--- BEGIN DATA SEGMENT ---

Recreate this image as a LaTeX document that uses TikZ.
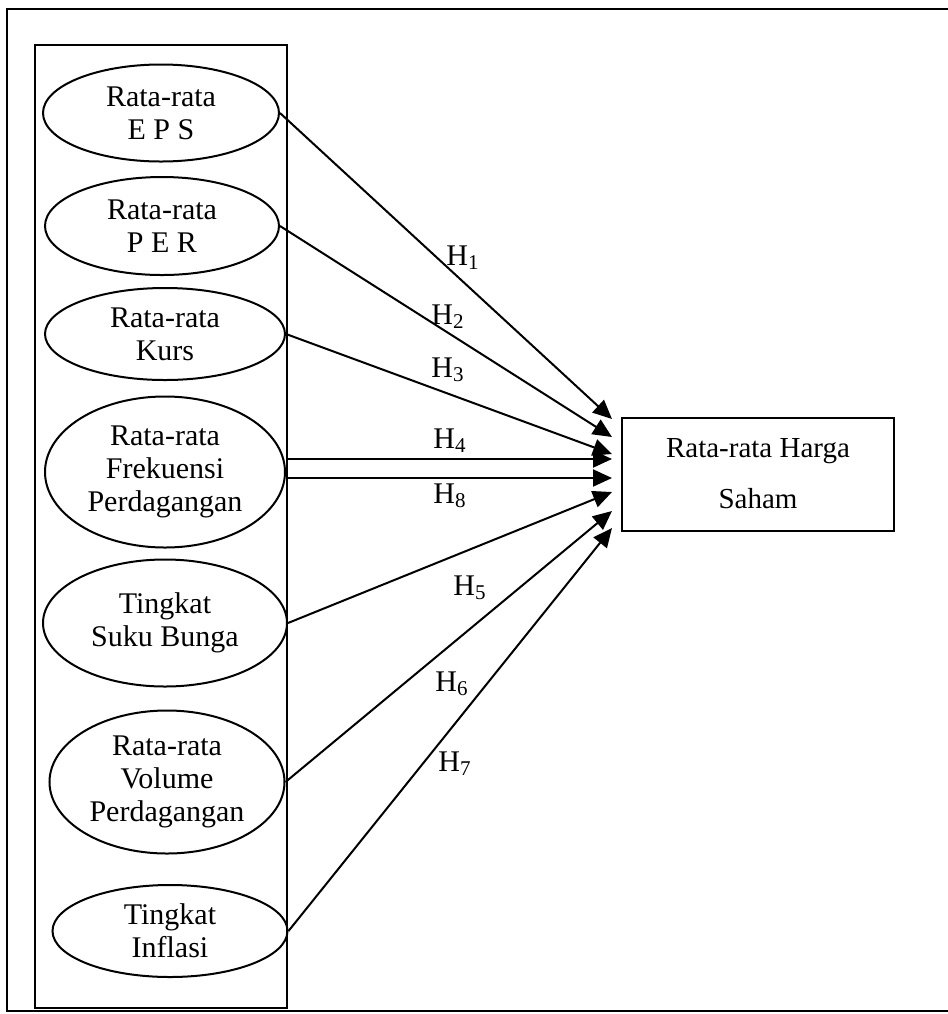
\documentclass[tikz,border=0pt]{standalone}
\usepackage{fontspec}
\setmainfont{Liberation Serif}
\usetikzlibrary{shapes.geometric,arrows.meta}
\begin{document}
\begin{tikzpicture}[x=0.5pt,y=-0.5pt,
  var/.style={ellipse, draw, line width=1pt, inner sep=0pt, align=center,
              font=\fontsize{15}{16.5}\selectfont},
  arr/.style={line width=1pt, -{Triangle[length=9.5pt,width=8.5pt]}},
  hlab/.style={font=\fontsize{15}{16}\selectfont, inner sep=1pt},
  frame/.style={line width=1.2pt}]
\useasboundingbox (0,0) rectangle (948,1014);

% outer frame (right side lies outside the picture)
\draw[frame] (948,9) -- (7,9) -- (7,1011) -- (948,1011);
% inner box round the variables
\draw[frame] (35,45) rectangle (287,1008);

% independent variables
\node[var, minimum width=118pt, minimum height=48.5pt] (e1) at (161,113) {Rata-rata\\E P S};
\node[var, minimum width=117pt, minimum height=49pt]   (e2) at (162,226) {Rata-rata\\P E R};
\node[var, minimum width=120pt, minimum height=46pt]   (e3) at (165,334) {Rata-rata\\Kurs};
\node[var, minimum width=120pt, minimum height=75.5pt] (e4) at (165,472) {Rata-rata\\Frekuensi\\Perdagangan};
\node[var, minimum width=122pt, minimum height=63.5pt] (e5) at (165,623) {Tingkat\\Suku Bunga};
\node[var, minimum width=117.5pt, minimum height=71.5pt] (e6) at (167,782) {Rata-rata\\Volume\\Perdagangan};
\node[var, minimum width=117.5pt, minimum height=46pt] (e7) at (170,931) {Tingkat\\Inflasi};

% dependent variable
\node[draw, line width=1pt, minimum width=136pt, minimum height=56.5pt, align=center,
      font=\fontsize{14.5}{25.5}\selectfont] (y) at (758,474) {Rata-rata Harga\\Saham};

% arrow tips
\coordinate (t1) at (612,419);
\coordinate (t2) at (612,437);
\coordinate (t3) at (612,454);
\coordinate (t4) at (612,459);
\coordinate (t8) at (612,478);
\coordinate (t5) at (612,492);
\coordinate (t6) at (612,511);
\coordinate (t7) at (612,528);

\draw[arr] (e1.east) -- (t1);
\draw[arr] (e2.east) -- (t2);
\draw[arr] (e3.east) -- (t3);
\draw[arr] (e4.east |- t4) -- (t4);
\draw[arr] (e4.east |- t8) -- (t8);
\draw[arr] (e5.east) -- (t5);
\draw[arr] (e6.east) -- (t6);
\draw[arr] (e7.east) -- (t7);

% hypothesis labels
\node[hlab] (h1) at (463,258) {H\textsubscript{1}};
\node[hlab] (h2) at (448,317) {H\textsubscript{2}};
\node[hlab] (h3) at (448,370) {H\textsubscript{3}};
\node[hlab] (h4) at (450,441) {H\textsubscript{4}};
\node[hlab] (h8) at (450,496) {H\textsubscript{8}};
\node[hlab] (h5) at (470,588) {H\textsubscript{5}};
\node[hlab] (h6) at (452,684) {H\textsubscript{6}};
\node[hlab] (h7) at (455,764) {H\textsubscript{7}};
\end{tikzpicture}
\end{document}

--- END DATA SEGMENT ---

* _WHAT IS EXPECTED_
Omit pictures; set down the rest of the material word for word.

* _SOLUTION BELOW_
Recreate this image as a LaTeX document that uses TikZ.
\documentclass[tikz,border=0pt]{standalone}
\usepackage{fontspec}
\setmainfont{Liberation Serif}
\usetikzlibrary{shapes.geometric,arrows.meta}
\begin{document}
\begin{tikzpicture}[x=0.5pt,y=-0.5pt,
  var/.style={ellipse, draw, line width=1pt, inner sep=0pt, align=center,
              font=\fontsize{15}{16.5}\selectfont},
  arr/.style={line width=1pt, -{Triangle[length=9.5pt,width=8.5pt]}},
  hlab/.style={font=\fontsize{15}{16}\selectfont, inner sep=1pt},
  frame/.style={line width=1.2pt}]
\useasboundingbox (0,0) rectangle (948,1014);

% outer frame (right side lies outside the picture)
\draw[frame] (948,9) -- (7,9) -- (7,1011) -- (948,1011);
% inner box round the variables
\draw[frame] (35,45) rectangle (287,1008);

% independent variables
\node[var, minimum width=118pt, minimum height=48.5pt] (e1) at (161,113) {Rata-rata\\E P S};
\node[var, minimum width=117pt, minimum height=49pt]   (e2) at (162,226) {Rata-rata\\P E R};
\node[var, minimum width=120pt, minimum height=46pt]   (e3) at (165,334) {Rata-rata\\Kurs};
\node[var, minimum width=120pt, minimum height=75.5pt] (e4) at (165,472) {Rata-rata\\Frekuensi\\Perdagangan};
\node[var, minimum width=122pt, minimum height=63.5pt] (e5) at (165,623) {Tingkat\\Suku Bunga};
\node[var, minimum width=117.5pt, minimum height=71.5pt] (e6) at (167,782) {Rata-rata\\Volume\\Perdagangan};
\node[var, minimum width=117.5pt, minimum height=46pt] (e7) at (170,931) {Tingkat\\Inflasi};

% dependent variable
\node[draw, line width=1pt, minimum width=136pt, minimum height=56.5pt, align=center,
      font=\fontsize{14.5}{25.5}\selectfont] (y) at (758,474) {Rata-rata Harga\\Saham};

% arrow tips
\coordinate (t1) at (612,419);
\coordinate (t2) at (612,437);
\coordinate (t3) at (612,454);
\coordinate (t4) at (612,459);
\coordinate (t8) at (612,478);
\coordinate (t5) at (612,492);
\coordinate (t6) at (612,511);
\coordinate (t7) at (612,528);

\draw[arr] (e1.east) -- (t1);
\draw[arr] (e2.east) -- (t2);
\draw[arr] (e3.east) -- (t3);
\draw[arr] (e4.east |- t4) -- (t4);
\draw[arr] (e4.east |- t8) -- (t8);
\draw[arr] (e5.east) -- (t5);
\draw[arr] (e6.east) -- (t6);
\draw[arr] (e7.east) -- (t7);

% hypothesis labels
\node[hlab] (h1) at (463,258) {H\textsubscript{1}};
\node[hlab] (h2) at (448,317) {H\textsubscript{2}};
\node[hlab] (h3) at (448,370) {H\textsubscript{3}};
\node[hlab] (h4) at (450,441) {H\textsubscript{4}};
\node[hlab] (h8) at (450,496) {H\textsubscript{8}};
\node[hlab] (h5) at (470,588) {H\textsubscript{5}};
\node[hlab] (h6) at (452,684) {H\textsubscript{6}};
\node[hlab] (h7) at (455,764) {H\textsubscript{7}};
\end{tikzpicture}
\end{document}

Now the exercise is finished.